Feed-in tariffs operate on the basis that small scale renewable energy producers are offered fixed, premium rates for the energy fed back in to the national grid. The legislation obliges utility companies to purchase the energy from the small scale suppliers over a period of years, therefore offering investors returns on their initial investments on solar plant.

David Cameron used the German solar feed-in tariff example to demonstrate the effectiveness of tariffs as a means of provoking investment and installation, stating,

“Take the issue of people generating their own energy. The reason why Germany is so far ahead of us is because they have a system of what they call feed-in tariffs. That means people who generate their own energy sell it back into the national grid. That way, they can earn money as well as reducing their bills.

In addition he commented,

“We should be equally bold here. Two years ago we announced that a future Conservative Government would introduce a similar system of feed-in tariffs to Britain. And to make sure the system works, we will also give every house a smart meter so the amount of energy they are selling back to the grid can be calculated and they know how much electricity they are generating themselves”.

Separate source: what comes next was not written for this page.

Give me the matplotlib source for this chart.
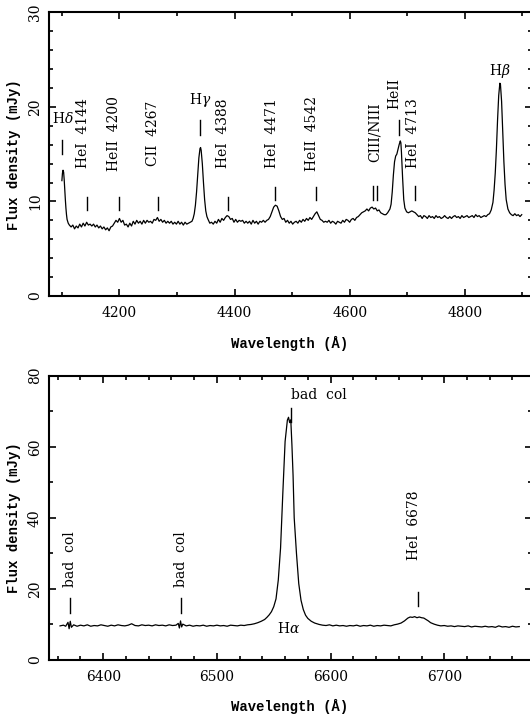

In the document, Cameron followed in the footsteps of Barack Obama and political rival, Gordon Brown by asserting the potential of green energy as a means of revitalizing the current stagnant economy. Both Brown and Obama used the term ‘Green New Deal’ drawing parallels with the initiatives introduced by Roosevelt as remedies to the Great Depression with Cameron asserting,

“It’s a triple win. It will create a new competitive market in energy efficiency worth at least £2.5 billion a year. It will create over 70,000 skilled jobs. And it will save an estimated 9.4 million tonnes of carbon”.